Anonymous
Beloved of All
I have been praying daily for my SO and I, who recently learned I was pregnant and begged me to abort. I refused. He came home yesterday after being gone all day, very very drunk, and told me that while he does not trust me anymore, if I am pregnant he will support me. I think he is scared and freaked out. But I feel God can work in his heart. He was very angry at me. I have not done anything wrong, except knowing that I will love this baby and care for it. He still cannot understand why I will not kill the baby, or abort it. That is why he does not trust me. He feels a sane person would abort. I cannot understand this at all, knowing he is a Christian, how can he want that? He wants me to see his way, while I insist he see this baby as a life, and it is not ok for me to take away a life that God has given and blessed. I think he is confused, and needs God's love which I have felt, and would never let me abort this baby. While I have offered to let him leave, he will not, which is even more confusing, because he is free to go, yet clearly his conscious is driving him crazy. I am free from that burden, knowing God's will is what will truly manage this situation. I feel his hostility and resentment. I just pray that our Father continue to work on his heart, and help him to find peace. I pray that the Father help him with sobriety in body, mind and spirit, and peace.

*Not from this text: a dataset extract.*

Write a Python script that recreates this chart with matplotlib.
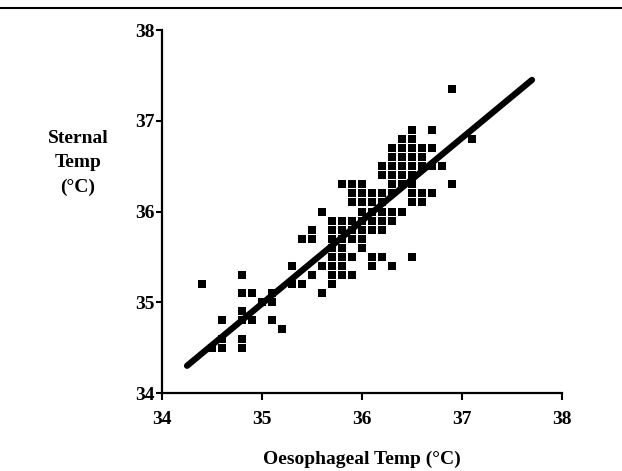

I pray for love to blossom in him and that the Father's best will be done. I know I must pray and be faithful in our Lord. Lord, be with me. Help me to feel your presence, and know I am not alone in this, and can do this. I thank you for your strength and courage, because I need it now more than ever. Help me to continue to trust in you, and rest in your peace. Thank you for being available, and allowing me my fears, and thank you God, for being my rock, and supporting me when I feel I have no one. Please look after us.